The warm-up is that part of the workout where your body negotiates with you to go back home.
It begins almost immediately. The intention is sincere, the schedule has been blocked, you have worn the right shoes, carried the water bottle, and declared to yourself that today you will be disciplined — and within five minutes your hamstrings file objections, your shoulders remember old grievances, and your knees suddenly develop a philosophical opposition to effort. Nothing heavy has started yet. No serious work has begun. And still, this is when resistance is at its peak.
Not during the lift. Before it.
My trainer has this habit of telling me stuff that I just don’t like, especially at that specific moment when he is — the warm-up isn’t conditioning your muscles, it’s testing your commitment. Your body is quietly asking whether you truly intend to do what you confidently declared at the entrance. And some days I strongly dislike my trainer. It’s a very particular irritation reserved for the person who is absolutely right, sees what you are avoiding, refuses to indulge your explanations — and is also the person you are literally paying to make you uncomfortable.
And this is exactly what the client begins to feel about us when we start Business Process Mapping.
The project has already had a confident beginning. Leadership has attended the kick-off. Timelines have been discussed. Everyone agrees the organisation needs structure. The vendor presentation was clear. There is relief that “a system” is finally coming.

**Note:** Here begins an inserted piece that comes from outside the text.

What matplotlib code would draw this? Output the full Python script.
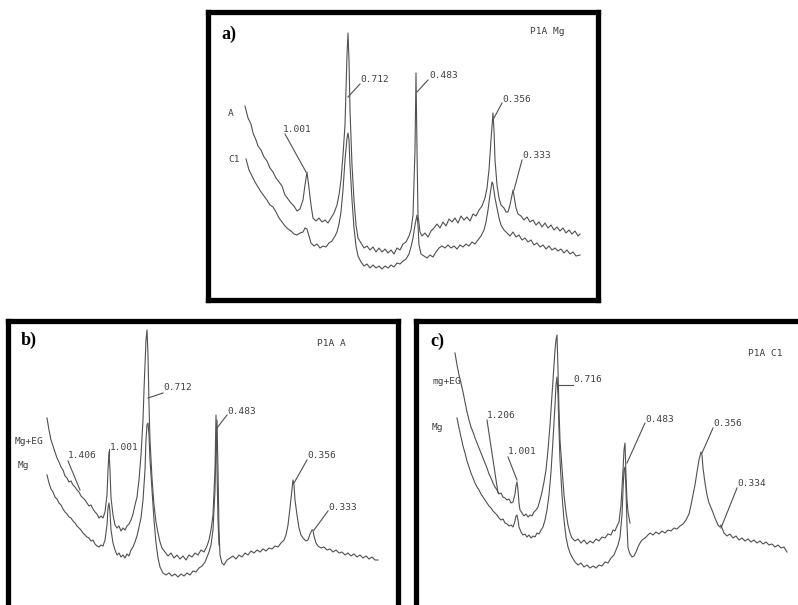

Then the first real working session happens.
Business Process Mapping.
And suddenly enthusiasm develops a calendar conflict.
“Do we need all departments present?”
“Can we shorten these workshops?”
“Can you just configure the system and show us?”
“Users will learn once they see the screens.”
“We will clean up processes after go-live.”
This is not resistance to software. This is the organisation negotiating to go back home.
Because BPM is the moment the project stops being about technology and starts being about behaviour.
During BPM sessions no one is learning SAP, or any ERP for that matter. Instead something far more uncomfortable happens. Sales realises delivery commitments are made without checking capacity. Production explains plans change depending on who escalates the loudest. Finance quietly admits reports are manually corrected before management sees them. Operations discovers three different departments maintain the same master data in three different spreadsheets and each one believes theirs is the correct version. Leadership notices decisions depend on individuals, not processes.
This is why BPM feels exhausting. It is not documentation. It is organisational self-awareness.
In the gym the warm-up exposes stiffness you didn’t know you had. In organisations BPM exposes dependencies you didn’t know you relied on. And in both places the instinct is identical — skip it and get to the “real work.”
Companies often want training quickly. “Let users see the screens, they will understand.” But training without process clarity creates a predictable outcome. Users learn transactions but not flow. Approvals continue on calls. Updates continue on WhatsApp. Spreadsheets quietly survive in the background. Data is entered at the end of the month just before review meetings. And then leadership concludes the software is good but adoption is poor.
Adoption is not poor. Preparation was skipped.
We assume change management begins after the system arrives. It does not. Change management begins when people participate in deciding how work will happen. A warehouse supervisor who helps design the goods receipt process rarely resists the system later, because the system is no longer management’s imposition — it is his workflow. People do not resist change as much as they resist loss of control.
A kick-off meeting therefore is not the beginning of implementation. It is the beginning of alignment. If the first question after kick-off is “when is go-live,” the project is already in danger. The more important question is quieter — “how do we actually work right now, truthfully?”
ERP systems rarely fail because the software cannot handle complexity. They fail because organisations try to automate assumptions. BPM is where those assumptions surface. And just like a warm-up, it feels unnecessary only until the consequences of skipping it arrive.
In the gym, the warm-up feels like delay. In reality, it is what allows you to train tomorrow.
In organisations, BPM feels like lost time. In reality, it is what allows the system to survive go-live.
The strongest lifters respect the warm-up the most. The most successful implementations respect the beginning the most.
Because speed without preparation is not efficiency.
It is damage… simply scheduled in advance.